John McConnell is president and owner of McConnell Golf. He co-founded Medic Computer Systems (acquired by Misys in 1997 for $923 million, now part of Allscripts) and was chairman and CEO of A4 Health Systems (acquired by Allscripts in 2006 for $272 million).
You left Allscripts and the HIT world four years ago. What have you been doing since then?
I started McConnell Golf in 2003 when I purchased Raleigh Country Club while also being CEO of A4 Health Systems. After that company’s sale to Allscripts in 2006, I wanted to pursue a new industry challenge and have focused on growing McConnell Golf. Today we own eight clubs and employ over 500 people. McConnell Golf hosts the Wyndham Championship, which is a PGA event at one of our clubs in August, as well as a Nationwide Tour event in June.
Do you think today’s business and HIT environment could support startup companies similar to the ones you built with Medic and A4?
There will always be room for new companies and new products. At Medic, we developed most of our products when I was with that company. At A4, we were much smaller than Medic and other competitors, so we acquired other businesses with established technology in order to get to market faster at lower costs.
I see the same opportunities today for smaller businesses to be acquired by larger HIT entities due to time and the research and development investment required to create and execute on new ideas. On numerous occasions, I am asked to review new products that small startups are developing, and many are very good ideas that can fulfill a niche in HIT. Certainly I think developing large-scale, enterprise-wide solutions would not be the best place for small companies to invest and compete today.
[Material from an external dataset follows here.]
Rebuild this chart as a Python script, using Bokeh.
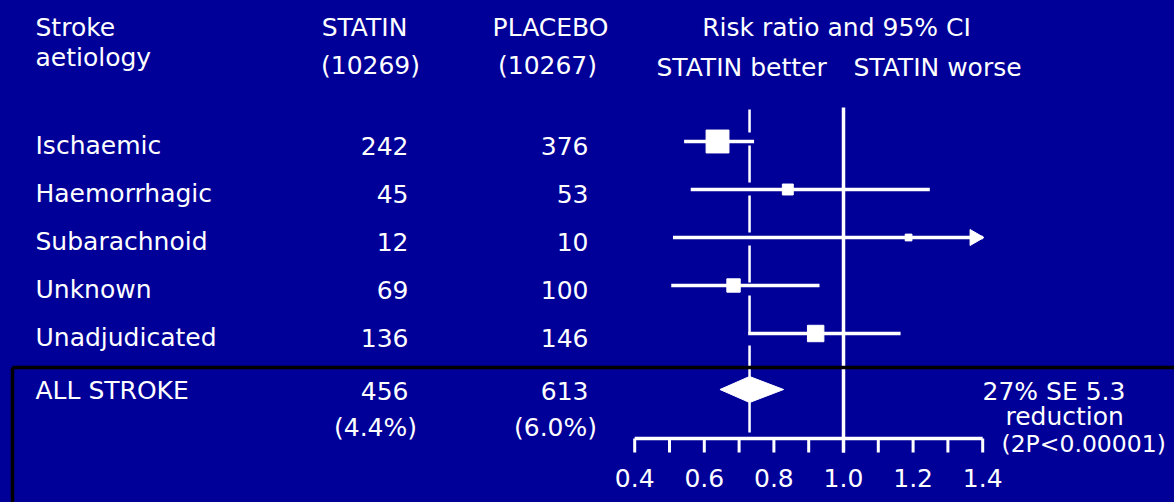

If you were starting an HIT company today, what area would you choose?
Analytics. Information from the various HIT systems tied together to help reduce costs, eliminate service redundancy, identify fraud, and improve patient care will be huge.
Is healthcare software becoming as commoditized as hardware?
Most mature systems are very comparable today, and I see a continued lower-margin business for most of the vendors in their software sales. Service revenue is the future for most HIT companies, which is similar to how IBM moved from hardware into consulting as margins in their historic business eroded.
The same business rules apply today as in the past. Those companies that can gain customers with efficient marketing and implement their solutions in a timely and cost-effective manner will gain market share. Pricing will continue to drive a lot of buying decisions. Web-based solutions are quicker to build, implement, and maintain, so lower pricing should be the norm for the customers.
What are the good and bad aspects of Meaningful Use?
I think Meaningful Use will help control the ongoing rise in healthcare costs going forward if it is given time to succeed. Having greater automation and less paper will be good for everyone. Technology helps reduce costs and errors in delivering healthcare services, so those are positive benefits.
Bad aspects may be that caregivers spend more time documenting and looking at computer screens than with the patients. I also see the trend for the older physicians to retire sooner than later as their reimbursements are reduced further by not implementing technology.
Who in the industry do you really admire?
My top three in no order of preference are Neal Patterson from Cerner, as he had a long-term vision for HIT and never let the Wall Street crowd interfere with it. I admire Judy Faulkner at Epic because of her emphasis on software, company culture, and maintaining the private company status. Patrick Hampson at MED3OOO has reinvented that business at least three times from its founding in 1995 to adapt to industry dynamics, so that takes sincere leadership skills.
What ugly lessons did you learn running publicly traded companies?
The biggest issue that I found for myself personally was that I started managing the business to meet Wall Street expectations instead of our customer ones. Each quarter end became challenging for our business and employees because of the pressure and pride we felt not wanting to lose any money for investors that bought our stock. Quite honestly, that caused us to make some poor business decisions in granting discounts or other incentives to our prospective customers at quarter end that we most likely would not have offered as a private business.
Today I sit on one public board, and the government regulations now in place for public companies are very challenging and expensive to manage. Personally, I also see more investors looking for short-term results in stocks that they buy instead of valuing the company’s long-term potential. However, even with the negative issues that I have outlined, public markets provide valuable capital to businesses to grow to new levels that benefit many.
Allscripts is in the midst of a rough patch with its recent board turnover, missed earnings, and drop in stock price. Do you think this is just a bump in the road or do you predict more turmoil in coming months?
I have been off the Allscripts board since 2008, so my familiarity with the business is not very current. Their management team has certainly built an impressive business in both revenues and customers, so they enjoy a very strong position in the industry.
Integrating large acquisitions and different product lines in a short period of time will be challenging for any company. That is most likely the major reason why Allscripts recently hit a bump in the road in their business financial results and significant loss of shareholder value. With any board, you often have diverse opinions on the business strategy to pursue, so that can create major conflicts among its members.